Четыре урока у Ленина | страница 95
Можно, разумеется, считать наш век инженерным веком, но даже если физике и технике удалось сдвинуть на второе место науки гуманитарные, они не смогли отодвинуть биологию, — и открытия в биологии не уступают по своему мировому значению и не меньше волнуют человечество, нежели открытия в физике. А это значит очень многое.

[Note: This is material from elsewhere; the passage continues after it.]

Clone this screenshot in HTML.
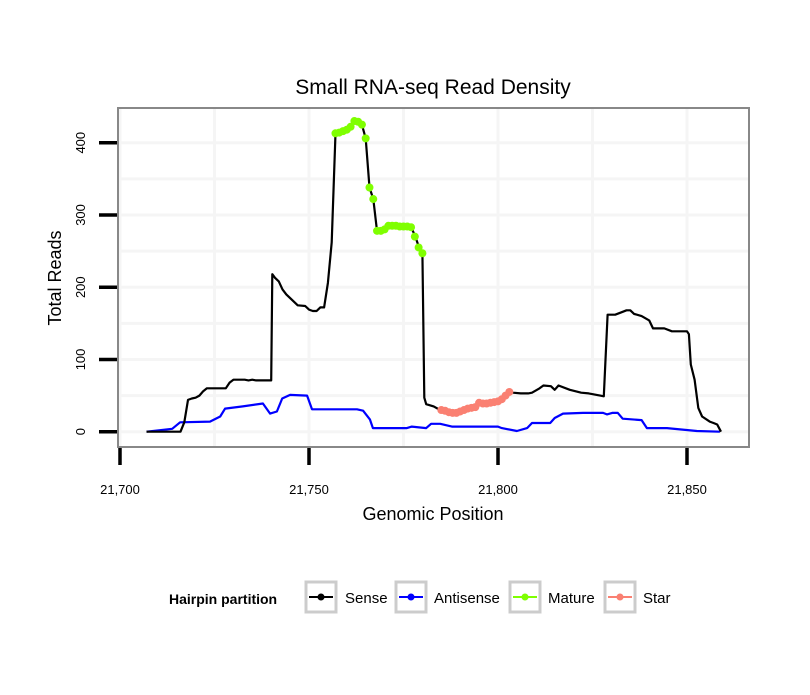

Это придает техническому лицу эпохи смягчающее выражение великого социального гуманизма, а математико-абстрактному характеру мышления — живой материалистический оттенок.

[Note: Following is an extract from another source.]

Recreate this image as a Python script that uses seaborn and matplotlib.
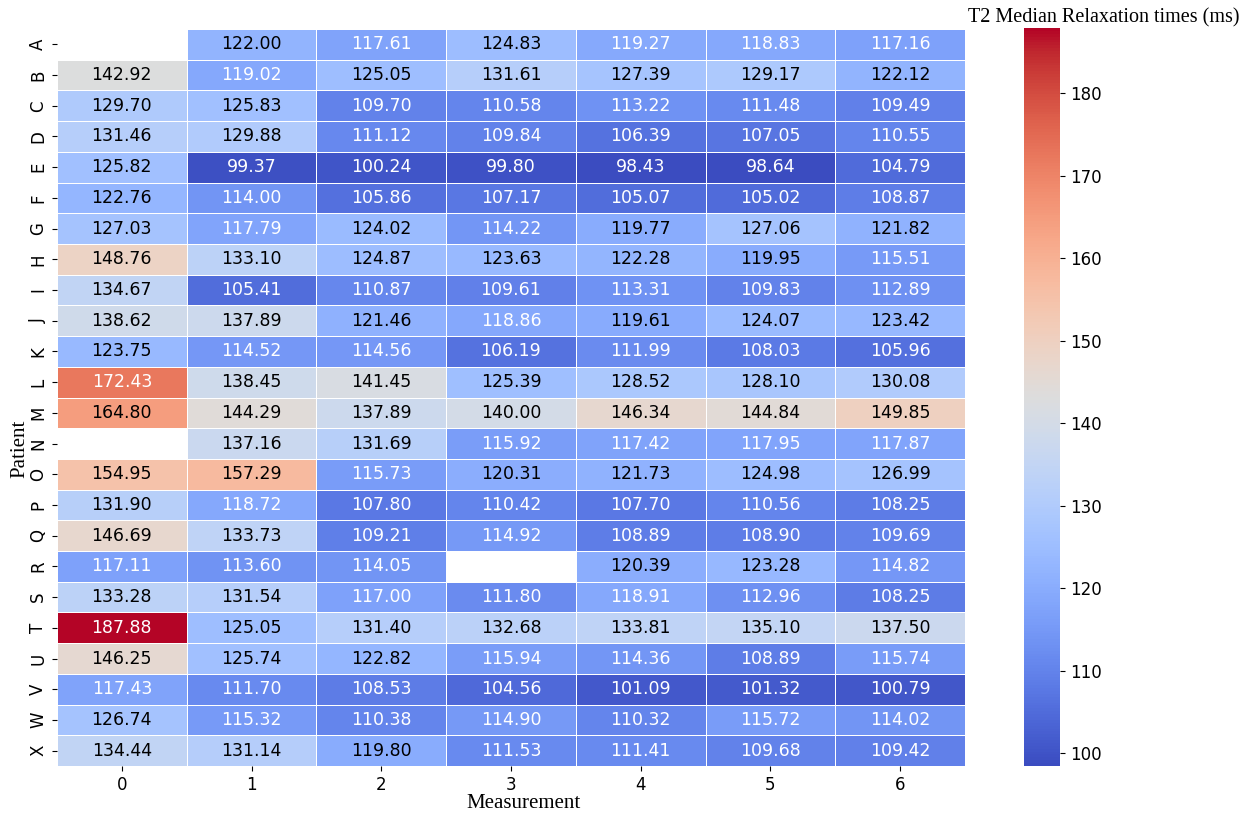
import numpy as np
import pandas as pd
import matplotlib
matplotlib.use('Agg')
import matplotlib.pyplot as plt
import seaborn as sns

nan = np.nan
patients = list('ABCDEFGHIJKLMNOPQRSTUVWX')
measurements = [0, 1, 2, 3, 4, 5, 6]

# T2 median relaxation times (ms), one list per measurement
m0 = [nan, 142.92, 129.70, 131.46, 125.82, 122.76, 127.03, 148.76, 134.67, 138.62, 123.75, 172.43,
      164.80, nan, 154.95, 131.90, 146.69, 117.11, 133.28, 187.88, 146.25, 117.43, 126.74, 134.44]
m1 = [122.00, 119.02, 125.83, 129.88, 99.37, 114.00, 117.79, 133.10, 105.41, 137.89, 114.52, 138.45,
      144.29, 137.16, 157.29, 118.72, 133.73, 113.60, 131.54, 125.05, 125.74, 111.70, 115.32, 131.14]
m2 = [117.61, 125.05, 109.70, 111.12, 100.24, 105.86, 124.02, 124.87, 110.87, 121.46, 114.56, 141.45,
      137.89, 131.69, 115.73, 107.80, 109.21, 114.05, 117.00, 131.40, 122.82, 108.53, 110.38, 119.80]
m3 = [124.83, 131.61, 110.58, 109.84, 99.80, 107.17, 114.22, 123.63, 109.61, 118.86, 106.19, 125.39,
      140.00, 115.92, 120.31, 110.42, 114.92, nan, 111.80, 132.68, 115.94, 104.56, 114.90, 111.53]
m4 = [119.27, 127.39, 113.22, 106.39, 98.43, 105.07, 119.77, 122.28, 113.31, 119.61, 111.99, 128.52,
      146.34, 117.42, 121.73, 107.70, 108.89, 120.39, 118.91, 133.81, 114.36, 101.09, 110.32, 111.41]
m5 = [118.83, 129.17, 111.48, 107.05, 98.64, 105.02, 127.06, 119.95, 109.83, 124.07, 108.03, 128.10,
      144.84, 117.95, 124.98, 110.56, 108.90, 123.28, 112.96, 135.10, 108.89, 101.32, 115.72, 109.68]
m6 = [117.16, 122.12, 109.49, 110.55, 104.79, 108.87, 121.82, 115.51, 112.89, 123.42, 105.96, 130.08,
      149.85, 117.87, 126.99, 108.25, 109.69, 114.82, 108.25, 137.50, 115.74, 100.79, 114.02, 109.42]

df = pd.DataFrame({0: m0, 1: m1, 2: m2, 3: m3, 4: m4, 5: m5, 6: m6}, index=patients)
df.columns = measurements

fig = plt.figure(figsize=(12.59, 8.15), dpi=100)
ax = fig.add_axes([57/1259, 49/815, 908/1259, 737/815])
cax = fig.add_axes([1024/1259, 49/815, 36/1259, 738/815])

sns.heatmap(df, ax=ax, cbar_ax=cax, cmap='coolwarm', annot=True, fmt='.2f',
            linewidths=0.6, linecolor='white', annot_kws={'fontsize': 12.5})

# dark labels in pure black like the original
for t in ax.texts:
    if t.get_color() != 'w':
        t.set_color('black')

ax.tick_params(labelsize=12, colors='black')
cax.tick_params(labelsize=12, colors='black')

ax.set_xlabel('Measurement', family='Liberation Serif', fontsize=15)
ax.set_ylabel('Patient', family='Liberation Serif', fontsize=15)
ax.xaxis.set_label_coords(0.514, -0.038)
ax.yaxis.set_label_coords(-0.03, 0.43)

fig.text(1104/1259, 1 - 18/815, 'T2 Median Relaxation times (ms)', family='Liberation Serif',
         fontsize=14.5, ha='center', va='center')

fig.savefig('out.png', dpi=100)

Когда я поделилась всеми этими размышлениями с одним из своих болонских друзей, он сперва посоветовал мне уж не очень-то «идеализировать» и не увлекаться тем, что пишут в «гидах», а приглядеться к недовольству студентов, к студенческим демонстрациям, послушать рабочих, когда они ругают своего синдака за «подхалимаж» у кардиналов и Ватикана. Но потом он вдруг и сам загорелся и добавил от себя, что Болонья «все-таки передовая» — не только в медицине и в хирургии, а, например, в музыке:
«Где в Италии впервые была поставлена опера Вагнера? У нас, в болонском оперном театре. Он, между прочим, когда-то весь сгорел, а мы его полностью восстановили, каким он был при вашем Мысливечке. И сейчас намечается у нас в старом, оперном искусстве нечто новое. Сходите, обязательно сходите послушать премьеру „Турка в Италии“, мы тут впервые воскрешаем эту оперу совсем молодого Россини… Но не думайте, что с помощью трюков или зауми какой-нибудь или вывертов наизнанку. А впрочем, молчу, — интересно, что вы сами найдете».

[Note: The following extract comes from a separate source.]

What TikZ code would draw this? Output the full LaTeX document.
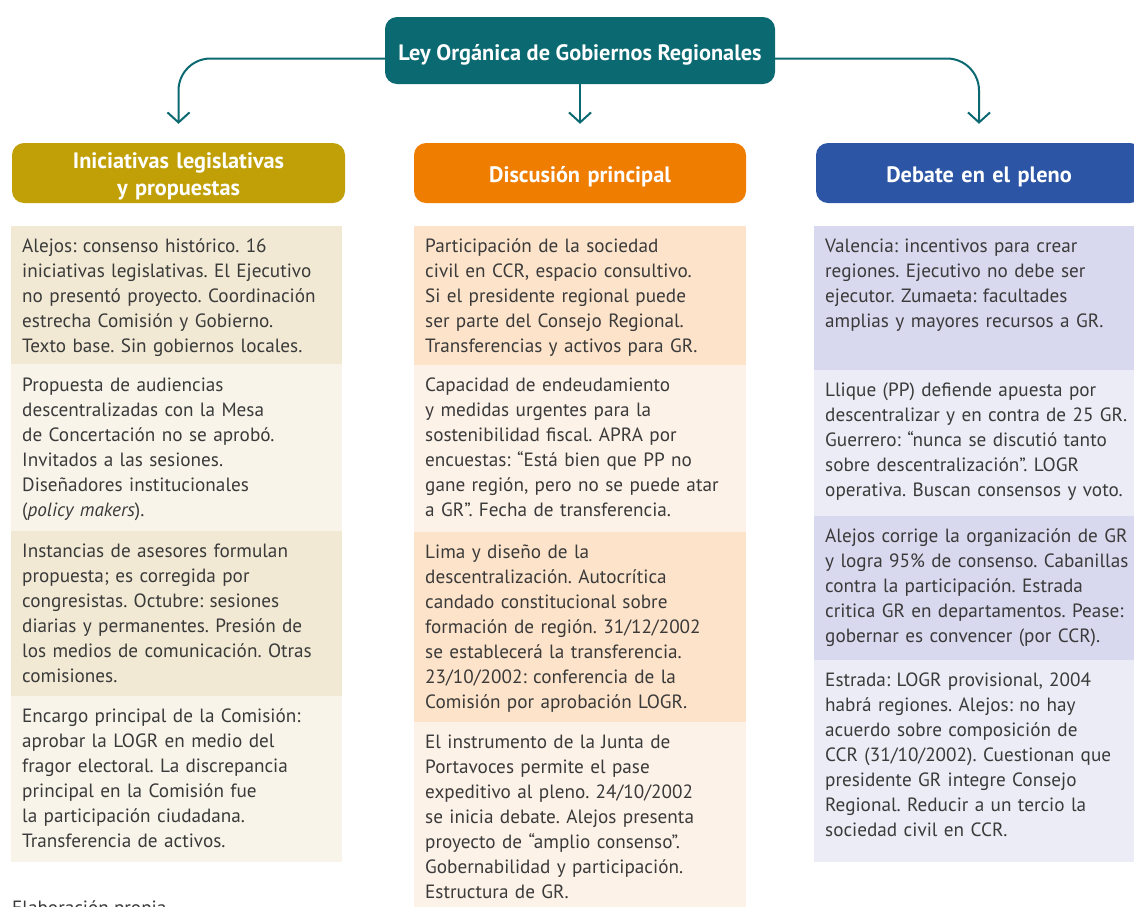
\documentclass[tikz,border=0pt]{standalone}
\usepackage{fontspec}
\setmainfont{PT Sans}
\usetikzlibrary{arrows.meta}
\definecolor{tealc}{HTML}{0A6971}
\definecolor{goldc}{HTML}{C0A006}
\definecolor{orangec}{HTML}{EF7D00}
\definecolor{bluec}{HTML}{2C56A5}
\definecolor{Ldark}{HTML}{F1E9D4}
\definecolor{Llight}{HTML}{F8F4E9}
\definecolor{Mdark}{HTML}{FDE3C9}
\definecolor{Mlight}{HTML}{FDF2E8}
\definecolor{Rdark}{HTML}{D8D9EE}
\definecolor{Rlight}{HTML}{ECECF6}
\definecolor{txtc}{HTML}{3A3A3A}
\tikzset{
  cellbox/.style={anchor=north west, inner sep=0pt, outer sep=0pt, fill=#1, minimum width=331pt},
  celltext/.style={anchor=base west, inner sep=0pt, text width=325pt, align=left, text=txtc,
    font=\frenchspacing\fontsize{19.2}{25}\selectfont},
  headbox/.style={rounded corners=12pt, fill=#1, minimum height=60pt, inner sep=0pt, text=white,
    text width=310pt, align=center, text height=23pt, text depth=4pt,
    font=\bfseries\fontsize{22.3}{27}\selectfont},
  conn/.style={draw=tealc, line width=2pt, rounded corners=32pt, -{Straight Barb[length=10pt,width=22pt,line width=2pt]}}
}
\begin{document}
\begin{tikzpicture}[x=1pt,y=-1pt]
\useasboundingbox (0,0) rectangle (1134,906);
% top node
\node[rounded corners=12pt, fill=tealc, minimum width=390pt, minimum height=67pt, text=white,
  inner sep=0pt, text height=24pt, text depth=4pt,
  font=\bfseries\fontsize{22.3}{25}\selectfont] (top) at (580,50.5) {Ley Orgánica de Gobiernos Regionales};
% headers
\node[headbox=goldc, minimum width=333pt, text depth=32pt] (hL) at (178.5,173) {Iniciativas legislativas\\y propuestas};
\node[headbox=orangec, minimum width=332pt] (hM) at (580,173) {Discusión principal};
\node[headbox=bluec, minimum width=326pt] (hR) at (979,173) {Debate en el pleno};
% connectors
\draw[conn] ([yshift=-8pt]top.west) -| ([yshift=19pt]hL.north);
\draw[conn] (top.south) -- ([yshift=19pt]hM.north);
\draw[conn] ([yshift=-8pt]top.east) -| ([yshift=19pt]hR.north);
% left column cells
\node[cellbox=Ldark, minimum height=138pt] (cL1) at (11,226) {};
\node[cellbox=Llight, minimum height=167pt] (cL2) at (11,364) {};
\node[cellbox=Ldark, minimum height=165pt] (cL3) at (11,531) {};
\node[cellbox=Llight, minimum height=166pt] (cL4) at (11,696) {};
% middle column cells
\node[cellbox=Mdark, minimum width=332pt, minimum height=139pt] (cM1) at (414,226) {};
\node[cellbox=Mlight, minimum width=332pt, minimum height=167pt] (cM2) at (414,365) {};
\node[cellbox=Mdark, minimum width=332pt, minimum height=190pt] (cM3) at (414,532) {};
\node[cellbox=Mlight, minimum width=332pt, minimum height=200pt] (cM4) at (414,722) {};
% right column cells
\node[cellbox=Rdark, minimum width=330pt, minimum height=144pt] (cR1) at (814,226) {};
\node[cellbox=Rlight, minimum width=330pt, minimum height=146pt] (cR2) at (814,370) {};
\node[cellbox=Rdark, minimum width=330pt, minimum height=144pt] (cR3) at (814,516) {};
\node[cellbox=Rlight, minimum width=330pt, minimum height=202pt] (cR4) at (814,660) {};
% left texts
\node[celltext] (tL1) at ([xshift=11pt,yshift=-26pt]cL1.north west) {Alejos: consenso histórico. 16\\iniciativas legislativas. El Ejecutivo\\no presentó proyecto. Coordinación\\estrecha Comisión y Gobierno.\\Texto base. Sin gobiernos locales.};
\node[celltext] (tL2) at ([xshift=11pt,yshift=-27pt]cL2.north west) {Propuesta de audiencias\\descentralizadas con la Mesa\\de Concertación no se aprobó.\\Invitados a las sesiones.\\Diseñadores institucionales\\(\textit{policy makers}).};
\node[celltext] (tL3) at ([xshift=11pt,yshift=-26pt]cL3.north west) {Instancias de asesores formulan\\propuesta; es corregida por\\congresistas. Octubre: sesiones\\diarias y permanentes. Presión de\\los medios de comunicación. Otras\\comisiones.};
\node[celltext] (tL4) at ([xshift=11pt,yshift=-26pt]cL4.north west) {Encargo principal de la Comisión:\\aprobar la LOGR en medio del\\fragor electoral. La discrepancia\\principal en la Comisión fue\\la participación ciudadana.\\Transferencia de activos.};
% middle texts
\node[celltext] (tM1) at ([xshift=11pt,yshift=-26pt]cM1.north west) {Participación de la sociedad\\civil en CCR, espacio consultivo.\\Si el presidente regional puede\\ser parte del Consejo Regional.\\Transferencias y activos para GR.};
\node[celltext] (tM2) at ([xshift=11pt,yshift=-26pt]cM2.north west) {Capacidad de endeudamiento\\y medidas urgentes para la\\sostenibilidad fiscal. APRA por\\encuestas: “Está bien que PP no\\gane región, pero no se puede atar\\a GR”. Fecha de transferencia.};
\node[celltext] (tM3) at ([xshift=11pt,yshift=-26pt]cM3.north west) {Lima y diseño de la\\descentralización. Autocrítica\\candado constitucional sobre\\formación de región. 31/12/2002\\se establecerá la transferencia.\\23/10/2002: conferencia de la\\Comisión por aprobación LOGR.};
\node[celltext] (tM4) at ([xshift=11pt,yshift=-26pt]cM4.north west) {El instrumento de la Junta de\\Portavoces permite el pase\\expeditivo al pleno. 24/10/2002\\se inicia debate. Alejos presenta\\proyecto de “amplio consenso”.\\Gobernabilidad y participación.\\Estructura de GR.};
% right texts
\node[celltext] (tR1) at ([xshift=11pt,yshift=-26pt]cR1.north west) {Valencia: incentivos para crear\\regiones. Ejecutivo no debe ser\\ejecutor. Zumaeta: facultades\\amplias y mayores recursos a GR.};
\node[celltext] (tR2) at ([xshift=11pt,yshift=-26pt]cR2.north west) {Llique (PP) defiende apuesta por\\descentralizar y en contra de 25 GR.\\Guerrero: “nunca se discutió tanto\\sobre descentralización”. LOGR\\operativa. Buscan consensos y voto.};
\node[celltext] (tR3) at ([xshift=11pt,yshift=-26pt]cR3.north west) {Alejos corrige la organización de GR\\y logra 95\% de consenso. Cabanillas\\contra la participación. Estrada\\critica GR en departamentos. Pease:\\gobernar es convencer (por CCR).};
\node[celltext] (tR4) at ([xshift=11pt,yshift=-26pt]cR4.north west) {Estrada: LOGR provisional, 2004\\habrá regiones. Alejos: no hay\\acuerdo sobre composición de\\CCR (31/10/2002). Cuestionan que\\presidente GR integre Consejo\\Regional. Reducir a un tercio la\\sociedad civil en CCR.};
% source note
\node[anchor=base west, inner sep=0pt, text=txtc, font=\fontsize{19.2}{25}\selectfont] (src) at (12,914) {Elaboración propia};
\end{tikzpicture}
\end{document}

Я решила — будь что будет — непременно пойти не на премьеру, конечно, а на скромный дневной спектакль в воскресенье.
«Будь что будет» — потому что с оперой были у меня связаны довольно конфузные воспоминания. Когда, не глядя ни в афиши, ни в газеты, лишь бы только попасть в миланскую «Ля Скала», лишь бы послушать в ней хоть какую-нибудь оперу, я уселась в первом ряду (почти одна в нем!) этого знаменитого театра и с трепетом взглянула на сцену, глаза мои встретились с другой парой глаз, крайне удивленных: с дирижерского пульта смотрел на меня Кондрашин! В миланской «Ля Скала» в этот вечер не опера шла, а концерт из произведений Шостаковича и Прокофьева, под управлением нашего дирижера… Другой «оперный» опыт произошел у меня в Неаполе и тоже пять лет назад. Желая во что бы то ни стало попасть на премьеру в театр «Сан-Карло», где в XVIII веке царил мой Мысливечек со своими лучшими операми, я рискнула заплатить за место в первом ряду огромную (тогда) сумму — десять тысяч лир, но не учла одного: в партер «Сан-Карло», в день премьеры, без вечернего туалета никого не пускали, а вечернего туалета у меня не было. С некоторым колебанием подошла я поэтому к кассе «Театро Коммунале» и, расспросив кассиршу, можно ли прийти запросто, в свитере, купила билет, неуверенная, поняла ли она что-нибудь из моих речей.